Leader of the Saskatchewan Liberal Party
- In office 27 October 2001 – 21 December 2007
- Preceded by: Jim Melenchuk
- Succeeded by: Frank Proto (interim)

Personal details
- Born: 30 May 1965 (age 60) Saskatoon, Saskatchewan, Canada
- Party: Liberal
- Occupation: Politician

= David Karwacki =

Canadian politician

David Karwacki (born 30 May 1965) is a Canadian politician and businessman, serving as the Leader of the Saskatchewan Liberals between October 2001 and December 2007. Under his tenure as Liberal leader, the party lost parliamentary representation in the Legislative Assembly of Saskatchewan.

== Biography ==
Born in Saskatoon, Saskatchewan, Canada, Karwacki attended the University of Saskatchewan, graduating from the College of Commerce in 1989. He also has engaged in continuing business education at M.I.T. in Boston and more recently at Stanford in San Francisco. In 1989, he founded the Star Group, a food distributor company, with Gary Budd.

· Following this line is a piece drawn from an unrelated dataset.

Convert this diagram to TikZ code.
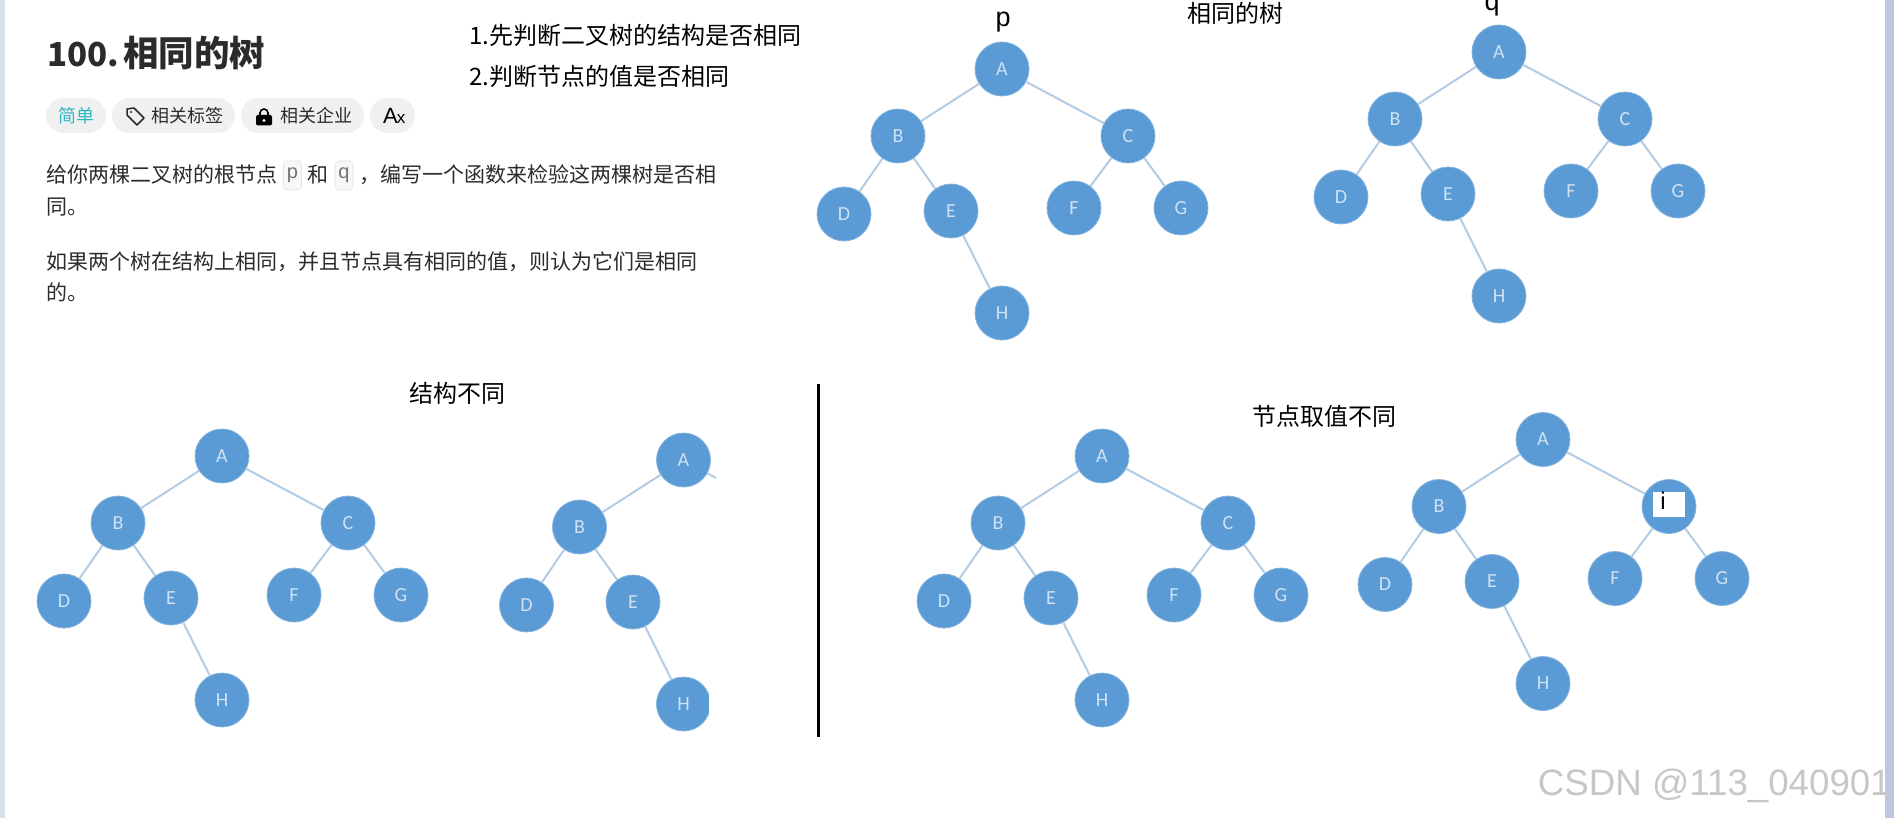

In October 2001, Karwacki became the leader of the Saskatchewan Liberals, defeating Liberal MLA Jack Hillson. Karwacki ran on a platform of disbanding the Liberal coalition with the Saskatchewan NDP. Karwacki ran in the constituency of Saskatoon Meewasin in the 2003 provincial election, finishing second to former Justice Minister Frank Quennell. The Liberals also lost their last remaining seat in the provincial legislature. He ran in the 2006 Weyburn-Big Muddy by-election, held on 19 June, placing second with 27% of the vote. Saskatchewan Party candidate Dustin Duncan won with 49% of the vote.

In December 2006, Karwacki addressed the Liberal leadership convention in Montreal on the topic of Liberalism in Western Canada.

Karwacki ran in the Saskatoon Meewasin constituency in the 2007 Saskatchewan general election, placing third and receiving a lower percentage than in the 2003 general election. Karwacki then quit as the leader of the Liberals in December 2007.

Karwacki returned being a businessman, and retired as the CEO of Star Group in 2024.